**WHAT NEEDS TO BE DONE:** Everything from the line containing "Write the matplotlib code for this chart." through the line containing "import matplotlib.pyplot as plt" must be written out exactly, and nothing more; leave any pictures out.

**SOURCE DATA:**
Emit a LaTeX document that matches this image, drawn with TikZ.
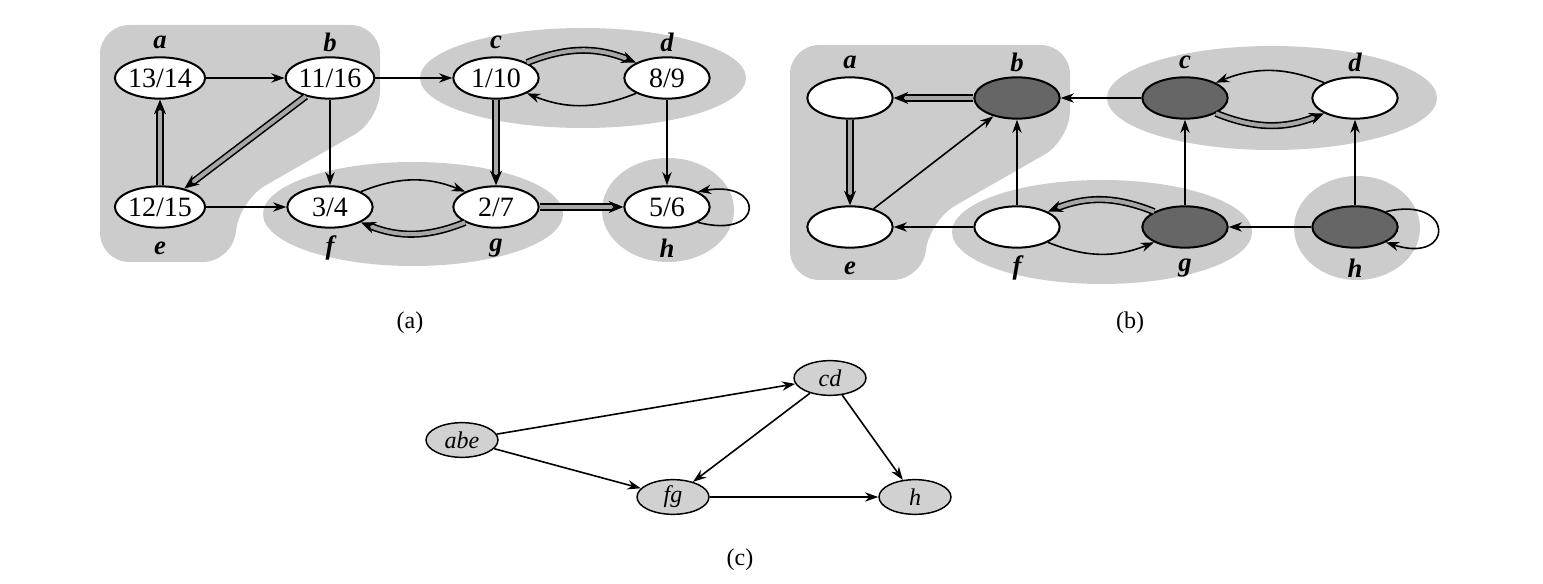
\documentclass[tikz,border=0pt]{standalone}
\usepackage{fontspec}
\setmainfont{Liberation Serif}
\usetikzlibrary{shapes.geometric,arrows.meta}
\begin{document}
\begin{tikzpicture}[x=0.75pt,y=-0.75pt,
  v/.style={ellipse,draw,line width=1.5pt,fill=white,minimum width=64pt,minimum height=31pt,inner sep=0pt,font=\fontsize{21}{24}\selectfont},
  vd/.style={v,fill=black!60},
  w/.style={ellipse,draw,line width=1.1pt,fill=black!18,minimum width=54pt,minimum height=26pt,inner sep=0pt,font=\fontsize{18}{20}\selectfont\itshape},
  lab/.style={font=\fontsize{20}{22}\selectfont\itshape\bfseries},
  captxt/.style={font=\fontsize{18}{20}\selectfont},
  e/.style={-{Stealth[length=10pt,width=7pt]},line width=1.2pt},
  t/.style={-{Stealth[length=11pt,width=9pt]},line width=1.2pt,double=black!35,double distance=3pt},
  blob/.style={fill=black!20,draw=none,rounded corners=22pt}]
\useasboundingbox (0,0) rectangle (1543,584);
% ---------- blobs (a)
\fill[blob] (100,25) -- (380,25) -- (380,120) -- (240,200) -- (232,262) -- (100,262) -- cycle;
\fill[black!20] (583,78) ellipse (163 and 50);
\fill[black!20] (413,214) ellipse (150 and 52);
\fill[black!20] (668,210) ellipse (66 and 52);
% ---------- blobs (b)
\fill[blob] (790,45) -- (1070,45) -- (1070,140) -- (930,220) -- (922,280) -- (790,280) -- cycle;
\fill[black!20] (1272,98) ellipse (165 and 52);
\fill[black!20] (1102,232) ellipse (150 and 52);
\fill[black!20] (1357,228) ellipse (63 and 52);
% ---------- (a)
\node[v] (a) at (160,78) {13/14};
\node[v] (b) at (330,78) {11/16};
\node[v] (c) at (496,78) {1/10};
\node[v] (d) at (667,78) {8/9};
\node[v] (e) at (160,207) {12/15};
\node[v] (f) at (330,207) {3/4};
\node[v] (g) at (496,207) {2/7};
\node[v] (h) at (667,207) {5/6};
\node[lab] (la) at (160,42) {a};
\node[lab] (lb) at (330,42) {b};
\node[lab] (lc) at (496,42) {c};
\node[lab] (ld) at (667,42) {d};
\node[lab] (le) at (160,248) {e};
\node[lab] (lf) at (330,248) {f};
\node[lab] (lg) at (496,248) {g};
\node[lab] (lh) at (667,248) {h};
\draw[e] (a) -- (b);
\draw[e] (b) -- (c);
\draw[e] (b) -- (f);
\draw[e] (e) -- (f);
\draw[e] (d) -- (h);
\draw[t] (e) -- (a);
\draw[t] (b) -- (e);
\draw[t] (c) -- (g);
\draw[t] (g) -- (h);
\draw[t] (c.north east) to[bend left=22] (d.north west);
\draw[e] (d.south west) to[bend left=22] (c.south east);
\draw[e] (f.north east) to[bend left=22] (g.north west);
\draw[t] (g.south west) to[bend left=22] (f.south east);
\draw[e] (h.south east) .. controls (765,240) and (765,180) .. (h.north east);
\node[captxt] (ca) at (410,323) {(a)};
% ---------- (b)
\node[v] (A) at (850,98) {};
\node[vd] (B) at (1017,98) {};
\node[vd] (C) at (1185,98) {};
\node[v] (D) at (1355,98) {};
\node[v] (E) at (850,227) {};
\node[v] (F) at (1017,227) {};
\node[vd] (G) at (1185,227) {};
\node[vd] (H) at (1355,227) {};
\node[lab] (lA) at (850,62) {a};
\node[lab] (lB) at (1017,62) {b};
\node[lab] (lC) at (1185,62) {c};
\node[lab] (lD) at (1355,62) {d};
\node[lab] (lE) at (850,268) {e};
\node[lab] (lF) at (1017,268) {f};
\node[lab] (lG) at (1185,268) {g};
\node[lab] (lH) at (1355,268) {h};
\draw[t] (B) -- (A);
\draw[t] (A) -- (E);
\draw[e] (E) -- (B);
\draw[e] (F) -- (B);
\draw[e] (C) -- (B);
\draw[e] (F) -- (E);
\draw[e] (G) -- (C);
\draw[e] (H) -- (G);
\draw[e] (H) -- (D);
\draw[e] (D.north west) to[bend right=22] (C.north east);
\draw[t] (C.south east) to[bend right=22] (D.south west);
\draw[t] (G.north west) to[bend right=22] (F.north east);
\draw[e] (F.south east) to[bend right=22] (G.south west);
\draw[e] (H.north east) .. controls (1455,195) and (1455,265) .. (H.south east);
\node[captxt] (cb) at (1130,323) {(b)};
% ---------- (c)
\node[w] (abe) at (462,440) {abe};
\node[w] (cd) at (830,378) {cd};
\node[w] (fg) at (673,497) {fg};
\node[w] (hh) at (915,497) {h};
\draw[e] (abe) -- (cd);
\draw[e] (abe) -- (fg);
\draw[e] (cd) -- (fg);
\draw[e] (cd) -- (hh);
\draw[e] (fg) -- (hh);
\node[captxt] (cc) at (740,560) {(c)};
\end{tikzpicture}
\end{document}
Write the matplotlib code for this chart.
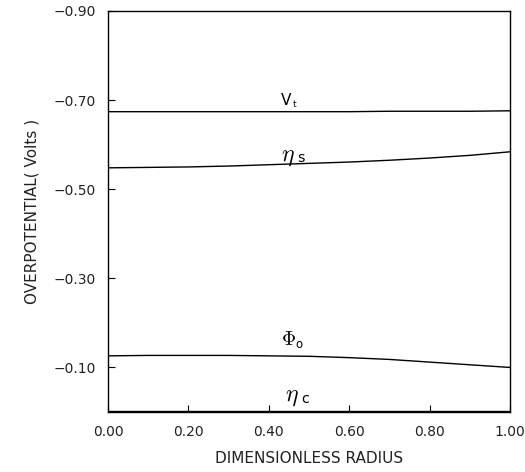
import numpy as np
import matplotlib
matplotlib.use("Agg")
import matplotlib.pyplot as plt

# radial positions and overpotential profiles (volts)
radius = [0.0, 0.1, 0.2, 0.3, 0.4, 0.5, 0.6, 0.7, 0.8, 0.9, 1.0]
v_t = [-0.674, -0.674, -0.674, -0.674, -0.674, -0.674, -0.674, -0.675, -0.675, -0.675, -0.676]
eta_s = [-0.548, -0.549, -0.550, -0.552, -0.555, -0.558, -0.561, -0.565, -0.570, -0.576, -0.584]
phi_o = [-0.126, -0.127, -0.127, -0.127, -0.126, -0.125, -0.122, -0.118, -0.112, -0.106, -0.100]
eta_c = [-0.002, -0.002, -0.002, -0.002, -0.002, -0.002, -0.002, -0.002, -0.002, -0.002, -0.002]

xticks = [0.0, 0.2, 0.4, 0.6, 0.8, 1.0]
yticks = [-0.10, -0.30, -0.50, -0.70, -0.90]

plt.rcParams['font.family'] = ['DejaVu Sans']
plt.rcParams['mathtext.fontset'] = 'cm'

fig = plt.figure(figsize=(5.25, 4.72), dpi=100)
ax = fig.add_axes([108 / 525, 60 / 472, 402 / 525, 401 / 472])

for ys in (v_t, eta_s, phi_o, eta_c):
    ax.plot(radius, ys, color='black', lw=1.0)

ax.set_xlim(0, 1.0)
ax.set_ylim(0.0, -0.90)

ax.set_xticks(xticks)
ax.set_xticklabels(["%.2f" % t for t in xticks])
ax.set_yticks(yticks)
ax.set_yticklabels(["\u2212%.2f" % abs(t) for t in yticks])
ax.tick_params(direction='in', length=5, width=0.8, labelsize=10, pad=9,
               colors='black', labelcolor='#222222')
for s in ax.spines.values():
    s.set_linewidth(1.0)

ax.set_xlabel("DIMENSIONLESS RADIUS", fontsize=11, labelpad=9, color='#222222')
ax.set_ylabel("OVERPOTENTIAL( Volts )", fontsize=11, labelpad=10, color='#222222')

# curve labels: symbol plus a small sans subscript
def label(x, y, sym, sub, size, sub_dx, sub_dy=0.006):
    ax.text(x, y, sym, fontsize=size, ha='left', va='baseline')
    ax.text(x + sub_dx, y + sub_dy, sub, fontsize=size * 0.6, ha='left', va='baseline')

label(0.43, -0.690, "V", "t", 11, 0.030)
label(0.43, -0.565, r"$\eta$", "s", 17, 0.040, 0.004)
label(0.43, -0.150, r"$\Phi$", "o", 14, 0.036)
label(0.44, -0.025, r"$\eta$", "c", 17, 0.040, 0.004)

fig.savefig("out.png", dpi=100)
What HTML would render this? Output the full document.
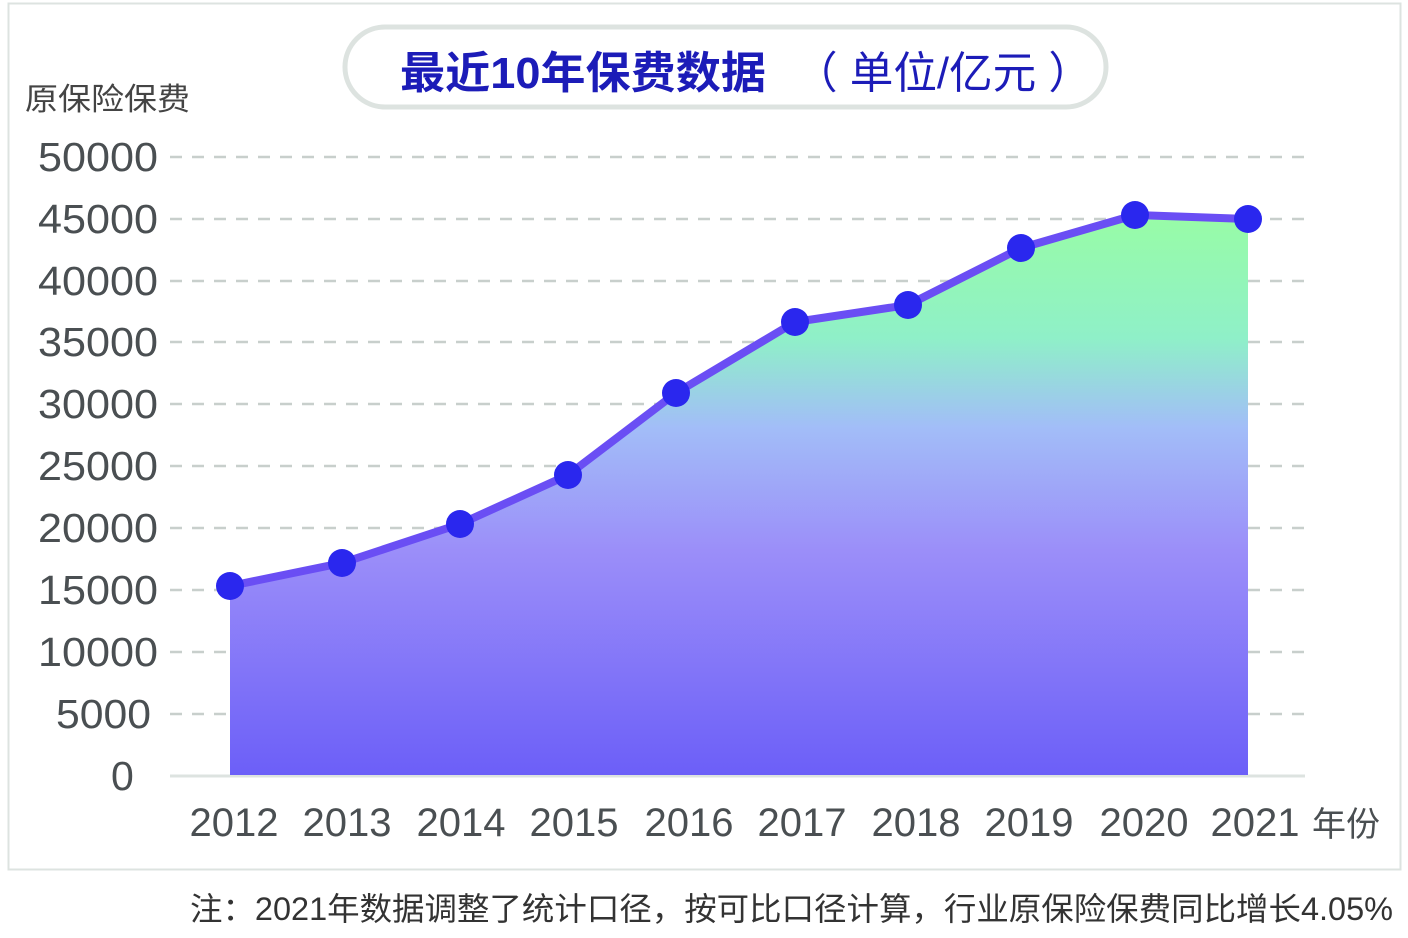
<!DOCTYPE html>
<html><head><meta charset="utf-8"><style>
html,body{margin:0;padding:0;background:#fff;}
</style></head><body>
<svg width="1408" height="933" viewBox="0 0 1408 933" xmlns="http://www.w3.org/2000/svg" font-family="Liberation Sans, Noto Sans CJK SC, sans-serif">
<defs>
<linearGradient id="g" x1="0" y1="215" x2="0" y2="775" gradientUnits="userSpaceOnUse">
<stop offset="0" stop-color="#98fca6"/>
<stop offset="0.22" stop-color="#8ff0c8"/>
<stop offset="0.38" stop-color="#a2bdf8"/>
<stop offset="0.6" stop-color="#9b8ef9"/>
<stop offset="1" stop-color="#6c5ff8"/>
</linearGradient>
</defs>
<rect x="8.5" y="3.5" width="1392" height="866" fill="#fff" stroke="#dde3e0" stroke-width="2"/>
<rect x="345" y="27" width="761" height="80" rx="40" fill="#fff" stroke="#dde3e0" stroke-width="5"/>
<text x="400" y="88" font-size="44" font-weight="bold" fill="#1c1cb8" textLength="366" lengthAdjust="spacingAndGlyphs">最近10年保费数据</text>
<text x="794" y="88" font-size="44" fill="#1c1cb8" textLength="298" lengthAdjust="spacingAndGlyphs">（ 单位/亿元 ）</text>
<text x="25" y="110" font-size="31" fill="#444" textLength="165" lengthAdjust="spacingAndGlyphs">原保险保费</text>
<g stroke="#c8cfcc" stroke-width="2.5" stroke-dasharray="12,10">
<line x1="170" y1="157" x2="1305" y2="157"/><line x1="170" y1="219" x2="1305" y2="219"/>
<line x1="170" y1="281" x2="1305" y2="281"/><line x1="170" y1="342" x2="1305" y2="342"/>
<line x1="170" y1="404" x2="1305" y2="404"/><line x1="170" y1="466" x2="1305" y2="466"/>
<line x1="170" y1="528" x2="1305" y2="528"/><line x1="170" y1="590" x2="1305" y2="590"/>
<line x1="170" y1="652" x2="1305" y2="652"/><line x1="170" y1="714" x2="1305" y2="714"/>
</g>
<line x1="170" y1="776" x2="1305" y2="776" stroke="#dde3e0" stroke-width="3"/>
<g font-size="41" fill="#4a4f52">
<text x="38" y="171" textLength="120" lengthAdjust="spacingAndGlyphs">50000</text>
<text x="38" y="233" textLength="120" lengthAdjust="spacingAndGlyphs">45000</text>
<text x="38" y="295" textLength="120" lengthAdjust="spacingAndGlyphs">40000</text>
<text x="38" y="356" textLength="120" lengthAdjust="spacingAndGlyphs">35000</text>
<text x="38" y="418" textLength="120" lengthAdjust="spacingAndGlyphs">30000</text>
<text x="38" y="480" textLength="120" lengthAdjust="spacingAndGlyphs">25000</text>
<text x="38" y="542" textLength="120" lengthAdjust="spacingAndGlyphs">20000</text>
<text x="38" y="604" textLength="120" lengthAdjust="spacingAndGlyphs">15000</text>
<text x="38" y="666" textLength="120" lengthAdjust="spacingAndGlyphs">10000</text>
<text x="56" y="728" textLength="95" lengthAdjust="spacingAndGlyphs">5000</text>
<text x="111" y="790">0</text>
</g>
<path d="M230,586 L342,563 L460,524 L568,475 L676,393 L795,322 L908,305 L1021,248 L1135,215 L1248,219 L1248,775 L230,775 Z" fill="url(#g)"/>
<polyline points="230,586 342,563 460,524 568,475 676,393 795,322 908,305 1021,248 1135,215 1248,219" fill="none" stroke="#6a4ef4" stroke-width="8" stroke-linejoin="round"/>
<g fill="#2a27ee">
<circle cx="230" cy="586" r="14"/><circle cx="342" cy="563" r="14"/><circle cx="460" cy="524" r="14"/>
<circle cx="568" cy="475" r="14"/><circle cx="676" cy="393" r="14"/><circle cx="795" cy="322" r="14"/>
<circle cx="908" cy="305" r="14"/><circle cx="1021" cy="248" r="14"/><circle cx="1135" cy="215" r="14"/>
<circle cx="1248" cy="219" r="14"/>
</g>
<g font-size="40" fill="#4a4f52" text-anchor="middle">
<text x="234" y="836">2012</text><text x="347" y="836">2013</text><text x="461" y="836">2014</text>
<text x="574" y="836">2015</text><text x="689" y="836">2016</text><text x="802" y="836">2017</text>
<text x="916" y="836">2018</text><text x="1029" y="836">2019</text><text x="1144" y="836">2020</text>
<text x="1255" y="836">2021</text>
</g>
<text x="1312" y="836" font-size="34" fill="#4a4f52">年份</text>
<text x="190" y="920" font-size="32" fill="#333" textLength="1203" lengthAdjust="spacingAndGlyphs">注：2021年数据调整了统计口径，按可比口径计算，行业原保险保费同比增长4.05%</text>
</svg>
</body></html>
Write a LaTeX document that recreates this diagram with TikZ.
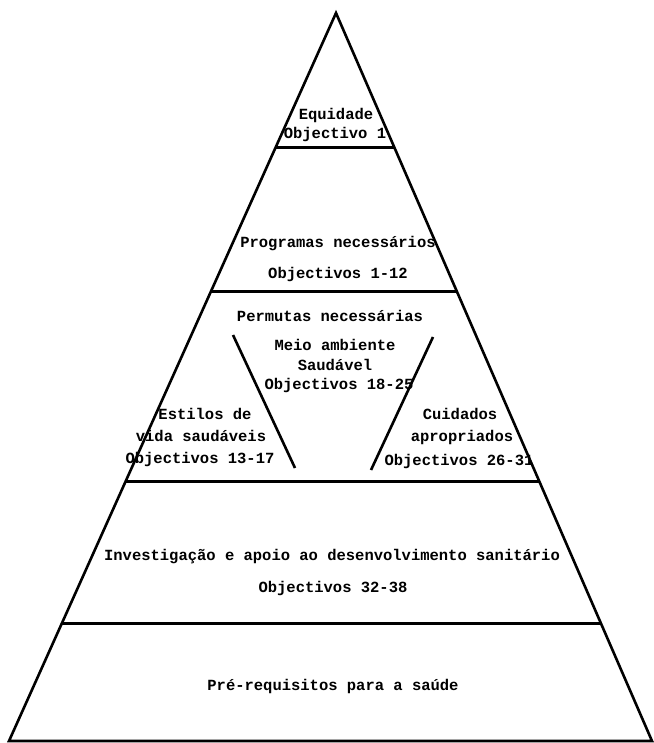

**WORKED SOLUTION:**
Write the matplotlib code for this chart.
import numpy as np
import matplotlib
matplotlib.use("Agg")
import matplotlib.pyplot as plt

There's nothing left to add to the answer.